REPUBLIKA.CO.ID, JAKARTA – Pengadilan Tindak Pidana Korupsi (Tipikor) di Bandung dan Semarang memvonis sejumlah terdakwa kasus korupsi. Tak ayal, pengadilan khusus itu mendapat kritikan tajam dari masyarakat dan pegiat anti korupsi.
Keberadaan Pengadilan Tipikor daerah pun saat ini dipertanyakan. Pegiat anti korupsi dari Masyarakat Pemantau Peradilan Indonesia (MAPPI) Fakultas Hukum Universitas Indonesia, M Hendra Setiawan, Pengadilan Tipikor lebih baik hanya berada di Jakarta saja.

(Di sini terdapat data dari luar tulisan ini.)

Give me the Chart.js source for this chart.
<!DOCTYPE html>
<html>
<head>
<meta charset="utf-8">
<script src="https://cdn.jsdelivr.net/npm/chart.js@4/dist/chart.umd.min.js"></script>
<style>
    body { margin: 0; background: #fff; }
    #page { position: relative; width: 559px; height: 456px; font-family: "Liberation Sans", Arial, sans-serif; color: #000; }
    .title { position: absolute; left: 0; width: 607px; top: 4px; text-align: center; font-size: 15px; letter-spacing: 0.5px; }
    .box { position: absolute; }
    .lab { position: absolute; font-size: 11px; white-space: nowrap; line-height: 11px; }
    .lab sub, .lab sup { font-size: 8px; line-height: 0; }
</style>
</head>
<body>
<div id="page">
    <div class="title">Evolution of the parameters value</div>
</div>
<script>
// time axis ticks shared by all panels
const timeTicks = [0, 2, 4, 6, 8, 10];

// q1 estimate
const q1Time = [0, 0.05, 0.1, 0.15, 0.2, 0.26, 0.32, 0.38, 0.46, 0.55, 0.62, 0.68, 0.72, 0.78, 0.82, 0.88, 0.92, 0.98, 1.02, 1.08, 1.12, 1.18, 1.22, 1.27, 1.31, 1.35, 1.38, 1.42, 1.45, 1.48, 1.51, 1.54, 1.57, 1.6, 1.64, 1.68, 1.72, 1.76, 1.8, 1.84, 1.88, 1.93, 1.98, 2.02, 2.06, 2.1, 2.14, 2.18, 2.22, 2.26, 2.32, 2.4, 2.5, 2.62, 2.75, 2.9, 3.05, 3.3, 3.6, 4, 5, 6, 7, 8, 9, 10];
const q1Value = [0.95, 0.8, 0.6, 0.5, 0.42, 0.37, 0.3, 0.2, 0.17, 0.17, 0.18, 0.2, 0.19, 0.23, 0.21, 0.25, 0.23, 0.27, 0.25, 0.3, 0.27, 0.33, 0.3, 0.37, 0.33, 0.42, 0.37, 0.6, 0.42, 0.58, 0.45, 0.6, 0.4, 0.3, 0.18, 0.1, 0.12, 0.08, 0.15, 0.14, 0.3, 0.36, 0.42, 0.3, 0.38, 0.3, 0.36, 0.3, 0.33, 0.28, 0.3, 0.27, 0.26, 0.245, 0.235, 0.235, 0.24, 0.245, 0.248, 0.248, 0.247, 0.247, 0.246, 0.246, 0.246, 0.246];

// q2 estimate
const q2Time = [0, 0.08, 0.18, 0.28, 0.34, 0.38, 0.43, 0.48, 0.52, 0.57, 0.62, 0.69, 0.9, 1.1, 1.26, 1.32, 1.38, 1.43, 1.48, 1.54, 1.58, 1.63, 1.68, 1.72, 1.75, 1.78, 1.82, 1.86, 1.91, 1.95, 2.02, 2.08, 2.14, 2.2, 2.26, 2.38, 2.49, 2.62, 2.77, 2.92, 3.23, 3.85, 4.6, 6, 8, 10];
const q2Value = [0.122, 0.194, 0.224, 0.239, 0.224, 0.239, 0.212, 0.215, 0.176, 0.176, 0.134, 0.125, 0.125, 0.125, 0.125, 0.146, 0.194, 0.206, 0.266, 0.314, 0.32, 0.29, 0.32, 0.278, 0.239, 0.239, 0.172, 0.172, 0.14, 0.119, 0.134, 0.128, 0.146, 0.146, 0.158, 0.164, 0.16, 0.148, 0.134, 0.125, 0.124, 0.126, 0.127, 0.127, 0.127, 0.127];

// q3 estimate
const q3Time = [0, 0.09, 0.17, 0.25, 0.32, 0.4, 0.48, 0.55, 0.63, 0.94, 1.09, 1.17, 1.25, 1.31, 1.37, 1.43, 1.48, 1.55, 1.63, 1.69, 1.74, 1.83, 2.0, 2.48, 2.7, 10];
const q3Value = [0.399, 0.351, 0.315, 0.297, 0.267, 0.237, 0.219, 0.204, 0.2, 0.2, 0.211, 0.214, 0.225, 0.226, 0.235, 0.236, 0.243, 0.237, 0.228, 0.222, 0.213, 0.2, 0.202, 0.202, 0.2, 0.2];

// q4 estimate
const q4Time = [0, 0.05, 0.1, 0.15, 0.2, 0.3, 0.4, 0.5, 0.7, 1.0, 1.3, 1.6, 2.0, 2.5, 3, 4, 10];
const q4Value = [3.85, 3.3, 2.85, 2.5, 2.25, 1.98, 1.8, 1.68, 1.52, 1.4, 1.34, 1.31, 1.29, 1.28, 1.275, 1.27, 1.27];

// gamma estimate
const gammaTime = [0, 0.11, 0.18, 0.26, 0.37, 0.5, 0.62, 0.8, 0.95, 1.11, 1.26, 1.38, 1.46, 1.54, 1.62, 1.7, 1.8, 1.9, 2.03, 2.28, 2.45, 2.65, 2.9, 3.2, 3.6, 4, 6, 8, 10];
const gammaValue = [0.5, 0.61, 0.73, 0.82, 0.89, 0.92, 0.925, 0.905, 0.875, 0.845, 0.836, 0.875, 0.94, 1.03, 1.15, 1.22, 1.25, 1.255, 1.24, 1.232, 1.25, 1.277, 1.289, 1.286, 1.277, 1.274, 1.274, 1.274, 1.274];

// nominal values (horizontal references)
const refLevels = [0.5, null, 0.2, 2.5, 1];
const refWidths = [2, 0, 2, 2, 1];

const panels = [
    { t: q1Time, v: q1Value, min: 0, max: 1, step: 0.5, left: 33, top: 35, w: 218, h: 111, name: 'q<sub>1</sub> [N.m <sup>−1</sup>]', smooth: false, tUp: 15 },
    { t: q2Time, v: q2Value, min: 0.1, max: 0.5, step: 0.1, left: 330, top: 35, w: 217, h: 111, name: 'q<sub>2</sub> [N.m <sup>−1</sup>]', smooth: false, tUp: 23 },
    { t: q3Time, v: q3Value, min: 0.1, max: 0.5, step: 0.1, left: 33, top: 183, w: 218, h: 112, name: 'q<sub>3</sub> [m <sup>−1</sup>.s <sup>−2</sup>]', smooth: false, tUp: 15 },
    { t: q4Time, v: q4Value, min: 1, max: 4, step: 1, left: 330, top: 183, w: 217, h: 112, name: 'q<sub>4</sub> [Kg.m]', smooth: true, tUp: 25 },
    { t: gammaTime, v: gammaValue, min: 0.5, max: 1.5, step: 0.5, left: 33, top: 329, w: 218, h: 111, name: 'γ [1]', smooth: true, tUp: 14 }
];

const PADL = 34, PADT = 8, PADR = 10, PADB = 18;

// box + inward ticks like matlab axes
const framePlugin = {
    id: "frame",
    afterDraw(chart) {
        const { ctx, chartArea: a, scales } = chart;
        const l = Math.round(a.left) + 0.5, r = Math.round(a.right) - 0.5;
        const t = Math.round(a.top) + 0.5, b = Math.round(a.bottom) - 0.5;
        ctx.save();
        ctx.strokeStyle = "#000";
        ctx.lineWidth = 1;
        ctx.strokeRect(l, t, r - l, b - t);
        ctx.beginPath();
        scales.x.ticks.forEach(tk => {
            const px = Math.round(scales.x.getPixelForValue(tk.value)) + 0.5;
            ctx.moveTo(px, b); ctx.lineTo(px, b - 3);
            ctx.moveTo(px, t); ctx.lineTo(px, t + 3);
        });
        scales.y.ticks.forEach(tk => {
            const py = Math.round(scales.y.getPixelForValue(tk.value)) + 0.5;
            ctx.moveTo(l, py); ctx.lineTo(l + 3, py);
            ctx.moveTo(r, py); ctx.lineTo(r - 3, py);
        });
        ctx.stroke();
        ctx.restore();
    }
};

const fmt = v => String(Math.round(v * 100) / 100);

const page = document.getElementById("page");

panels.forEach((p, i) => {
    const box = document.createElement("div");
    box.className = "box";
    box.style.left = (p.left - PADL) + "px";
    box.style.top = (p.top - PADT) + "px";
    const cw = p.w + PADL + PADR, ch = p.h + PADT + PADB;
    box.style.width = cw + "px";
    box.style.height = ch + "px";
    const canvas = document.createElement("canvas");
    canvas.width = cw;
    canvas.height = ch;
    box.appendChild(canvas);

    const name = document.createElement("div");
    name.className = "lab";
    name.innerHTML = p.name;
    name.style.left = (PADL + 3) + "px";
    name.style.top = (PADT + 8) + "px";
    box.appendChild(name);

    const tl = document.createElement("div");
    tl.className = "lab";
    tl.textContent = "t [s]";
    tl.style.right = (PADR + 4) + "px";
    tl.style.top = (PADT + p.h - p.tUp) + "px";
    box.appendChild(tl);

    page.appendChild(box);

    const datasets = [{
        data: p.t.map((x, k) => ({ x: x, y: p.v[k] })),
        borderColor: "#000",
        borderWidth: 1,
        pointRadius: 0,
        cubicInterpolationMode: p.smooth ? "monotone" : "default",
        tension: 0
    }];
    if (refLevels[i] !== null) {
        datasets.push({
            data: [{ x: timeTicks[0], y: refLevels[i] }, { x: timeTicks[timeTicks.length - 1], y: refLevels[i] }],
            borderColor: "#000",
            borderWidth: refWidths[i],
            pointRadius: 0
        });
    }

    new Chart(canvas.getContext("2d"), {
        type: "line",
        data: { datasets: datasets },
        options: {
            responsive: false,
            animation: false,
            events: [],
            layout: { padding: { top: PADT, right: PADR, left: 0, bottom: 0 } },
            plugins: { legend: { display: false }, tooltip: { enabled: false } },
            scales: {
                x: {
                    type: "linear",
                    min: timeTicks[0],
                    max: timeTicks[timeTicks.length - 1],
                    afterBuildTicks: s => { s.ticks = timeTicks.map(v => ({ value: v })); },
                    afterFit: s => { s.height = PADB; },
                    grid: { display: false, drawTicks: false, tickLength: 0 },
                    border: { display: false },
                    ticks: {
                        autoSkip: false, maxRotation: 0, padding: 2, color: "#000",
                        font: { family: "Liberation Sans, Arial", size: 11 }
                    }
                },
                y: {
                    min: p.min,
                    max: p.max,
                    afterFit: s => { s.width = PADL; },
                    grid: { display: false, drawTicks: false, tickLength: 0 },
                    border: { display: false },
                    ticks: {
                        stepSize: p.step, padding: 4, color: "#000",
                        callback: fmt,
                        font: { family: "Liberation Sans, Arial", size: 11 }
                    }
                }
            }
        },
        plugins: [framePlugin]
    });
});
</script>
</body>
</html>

"Kita lihat, Pengadilan Tipikor di Jakarta selalu berhasil memvonis 100 persen terdakwa korupsi yang dituntut oleh jaksa KPK," kata Hendra di Jakarta, Kamis (13/10).
Hendra menjelaskan, Pengadilan Tipikor di daerah sangat rapuh. Dari segi pengawasan, pengadilan itu sangat lemah. Selain itu, sumber daya hakimnya pun dianggap tidak memiliki kapabilitas yang lebih baik seperti hakim di Pengadilan Tipikor Jakarta. "Artinya, hakim-hakim yang ada di Pengadilan Tipikor daerah adalah hakim-hakim kelas dua," ujarnya.
Ia mengingatkan, jika alasan dibentuknya Pengadilan Tipikor daerah adalah untuk memudahkan proses persidangan, hal tersebut dianggapnya tidak masuk akal. Jika, hasil yang diperoleh sebaliknya, yaitu malah memudahkan bebasnya seorang terdakwa kasus korupsi. "Mana yang ingin didapat, memudahkan terdakwa untuk menjalani sidang atau mendapat kepastian hukum," kata Hendra.
Oleh karena itu, sebelum Mahkamah Agung (MA)membentuk Pengadilan Tipikor di daerah baru, sebaiknya hal tersebut ditinjau ulang dulu. Hal tersebut bertujuan supaya penegakan hukum di persidangan bisa berjalan lebih baik lagi.
Seperti diketahui, Pengadilan Tipikor di daerah saat ini menjadi sorotan publik. Pasalnya, majelis hakim di pengadilan ini beberapa kali membebaskan terdakwa korupsi. Di antaranya adalah Pengadilan Tipikor Bandung yang membebaskan tiga terdakwa kasus korupsi yaitu Walikota Bekasi, Walikota Subang, dan Wakil Walikota Bogor.
Bukan hanya pengadilan Tipikor Bandung, Pengadilan Tipikor Semarang juga membebaskan terdakwa kasus korupsi. Terdakwa kasus korupsi pengadaan sistem informasi administrasi dan kependudukan (SIAK) online di Kabupaten Cilacap, yakni Direktur Utama PT Karunia Prima Sedjati, Oei Sindhu Stefanus, bebas dari segala dakwaan.